Parker Revered Winemaker’s Under-$30 Bordeaux Stunner
A combination of the winemaking talents of Bordeaux superstar Stéphane Derenoncourt, author of many Robert Parker 100-point wines, an excellent 6-acre hilly clay limestone site, and the phenomenal 2010 vintage has resulted in one of Bordeaux’s greatest Right Bank bargains. The 2010 Bordeaux vintage — a batch of sensationally structured wines that floored critics like Robert Parker — has become the stuff of legend. As the prestige of that harvest has continued to soar, remaining allocations have dwindled to almost nothing. We’ve scoured cellars in Pomerol, Saint-Émilion, and their Right Bank satellites, where small châteaux put out what many believe are their best wines since the historic 1961 vintage. Occasionally we come across a rare deal like the 2010 release from Château Haut-Bernat in Puisseguin-Saint-Emilion, perhaps the finest bottle they’ve ever made. Drawn from 30-year-old vines off clay-limestone hillsides, this is hands down one of the great Right Bank reds of the vintage. Sadly, we have just 56 cases to go around. At $24.99 per bottle, we strongly recommend a case-buy.

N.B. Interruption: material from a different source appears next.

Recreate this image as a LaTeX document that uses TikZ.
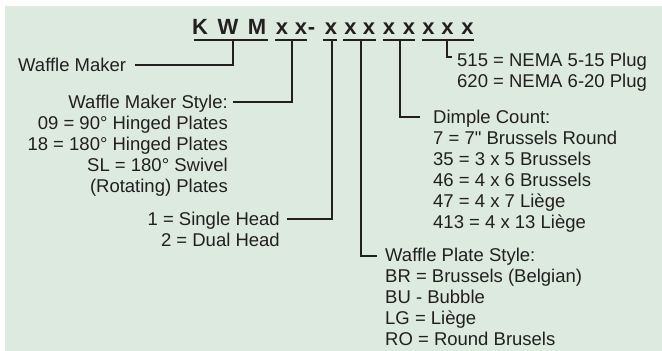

Located in the hilly farmlands of Puisseguin-Saint-Émilion, the charming château’s vineyards cover less than 10 acres, planted almost exclusively to Merlot. The mustachioed and wonderfully warm Dominique Bessineau, who also owns acclaimed Château Côte Montpezat, acquired the property in 1991. He proceeded to overhaul and modernize the facilities with the help of one of the Right Bank’s marquee talents: the revered flying winemaker, Stéphane Derenoncourt, whose work at Château Pavie Macquin, Clos Fourtet, and Canon-la-Gaffelière among other estates has earned a barrage of glowing scores from Robert Parker.
The heavyweights of that stupendous 2010 Bordeaux vintage — the 100-pointers from Petrus, Le Pin, and Cheval Blanc — made a beeline from Bordelais cellars to Chinese mansions the moment they were released. But the tiny estates set on the limestone-strewn hillsides of Saint-Émilion’s satellites left collectors frequently astonished. From top to bottom, the rigorously farmed estates on the Right Bank turned out astonishingly rich bottles, often infused with Napa-like concentration. But most importantly, as Parker was first to emphasize, all that ripeness was matched by unusually firm acidity, making for wildly opulent bottles that drink beautifully now, and will age gracefully for decades.